All pictures are to be skipped; retype only the lines from the top of the entries through the line with "(0,0) rectangle (697,344);", both included.

Charts and diagrams as code
╔══

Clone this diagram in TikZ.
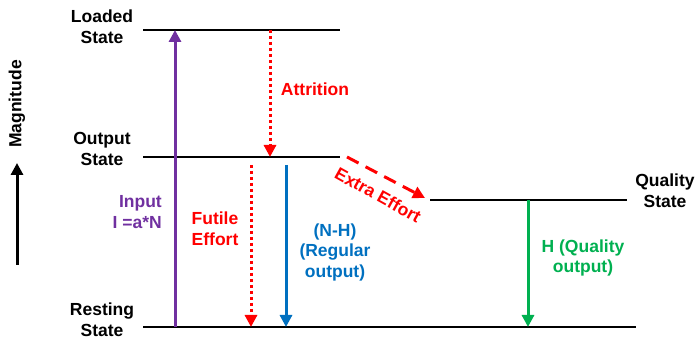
\documentclass[tikz,border=0pt]{standalone}
\usepackage{fontspec}
\setmainfont{Liberation Sans}
\usetikzlibrary{arrows.meta}
\definecolor{inpurple}{RGB}{112,48,160}
\definecolor{effred}{RGB}{255,0,0}
\definecolor{regblue}{RGB}{0,112,192}
\definecolor{qualgreen}{RGB}{0,176,80}
\begin{document}
\begin{tikzpicture}[x=1pt,y=1pt,
  level/.style={line width=2pt},
  flow/.style={line width=3pt,-{Triangle[length=12pt,width=12pt]}},
  dotflow/.style={flow,dash pattern=on 3pt off 3pt},
  dashflow/.style={flow,dash pattern=on 13pt off 8pt},
  lbl/.style={font=\fontsize{17.5}{20.5}\selectfont\bfseries,align=center,inner sep=0pt}]
\useasboundingbox (0,0) rectangle (697,344);

\coordinate (loadL) at (143,314); \coordinate (loadR) at (340,314);
\coordinate (outL) at (143,187); \coordinate (outR) at (340,187);
\coordinate (restL) at (143,17); \coordinate (restR) at (636,17);
\coordinate (qualL) at (430,144); \coordinate (qualR) at (627,144);

\draw[level] (loadL) -- (loadR);
\draw[level] (outL) -- (outR);
\draw[level] (restL) -- (restR);
\draw[level] (qualL) -- (qualR);

\node[lbl] (loaded) at (102,317) {Loaded\\State};
\node[lbl] (output) at (102,195) {Output\\State};
\node[lbl] (resting) at (102,24) {Resting\\State};
\node[lbl] (quality) at (665,153) {Quality\\State};

\coordinate (inBot) at (175,17); \coordinate (inTop) at (175,314);
\coordinate (attTop) at (270,314); \coordinate (attBot) at (270,187);
\coordinate (futTop) at (251,179); \coordinate (futBot) at (251,17);
\coordinate (regTop) at (286,179); \coordinate (regBot) at (286,17);
\coordinate (hTop) at (528,144); \coordinate (hBot) at (528,17);
\coordinate (extA) at (347,187); \coordinate (extB) at (425,146);
\coordinate (magBot) at (17,79); \coordinate (magTop) at (17,181);

\draw[flow,inpurple] (inBot) -- (inTop);
\draw[dotflow,effred] (attTop) -- (attBot);
\draw[dotflow,effred] (futTop) -- (futBot);
\draw[flow,regblue] (regTop) -- (regBot);
\draw[flow,qualgreen] (hTop) -- (hBot);
\draw[dashflow,effred] (extA) -- (extB);
\draw[flow,black] (magBot) -- (magTop);

\node[lbl,inpurple,anchor=east,align=right] (input) at (162,132) {Input\\I =a*N};
\node[lbl,effred] (attrition) at (315,255) {Attrition};
\node[lbl,effred] (futile) at (215,115) {Futile\\Effort};
\node[lbl,regblue] (regular) at (335,92) {(N-H)\\(Regular\\output)};
\node[lbl,qualgreen] (hqual) at (583,86) {H (Quality\\output)};
\node[lbl,effred,rotate=-29] (extra) at (378,149) {Extra Effort};
\node[lbl,rotate=90] (magnitude) at (17,240) {Magnitude};
\end{tikzpicture}
\end{document}
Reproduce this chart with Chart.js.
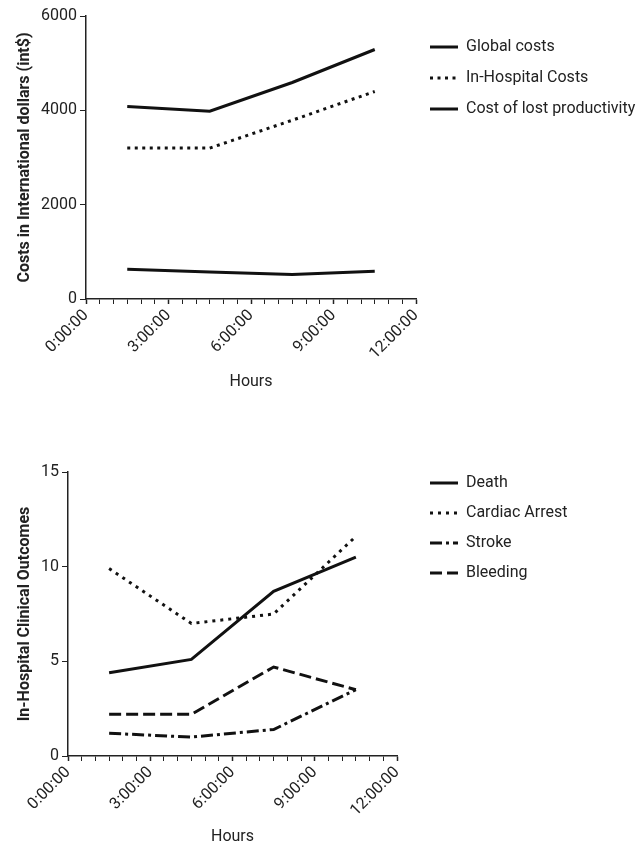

╚══

_Answer for this exercise_
Clone this diagram in TikZ.
\documentclass[tikz,border=0pt]{standalone}
\usepackage{fontspec}
\setmainfont{Liberation Sans}
\usetikzlibrary{arrows.meta}
\definecolor{inpurple}{RGB}{112,48,160}
\definecolor{effred}{RGB}{255,0,0}
\definecolor{regblue}{RGB}{0,112,192}
\definecolor{qualgreen}{RGB}{0,176,80}
\begin{document}
\begin{tikzpicture}[x=1pt,y=1pt,
  level/.style={line width=2pt},
  flow/.style={line width=3pt,-{Triangle[length=12pt,width=12pt]}},
  dotflow/.style={flow,dash pattern=on 3pt off 3pt},
  dashflow/.style={flow,dash pattern=on 13pt off 8pt},
  lbl/.style={font=\fontsize{17.5}{20.5}\selectfont\bfseries,align=center,inner sep=0pt}]
\useasboundingbox (0,0) rectangle (697,344);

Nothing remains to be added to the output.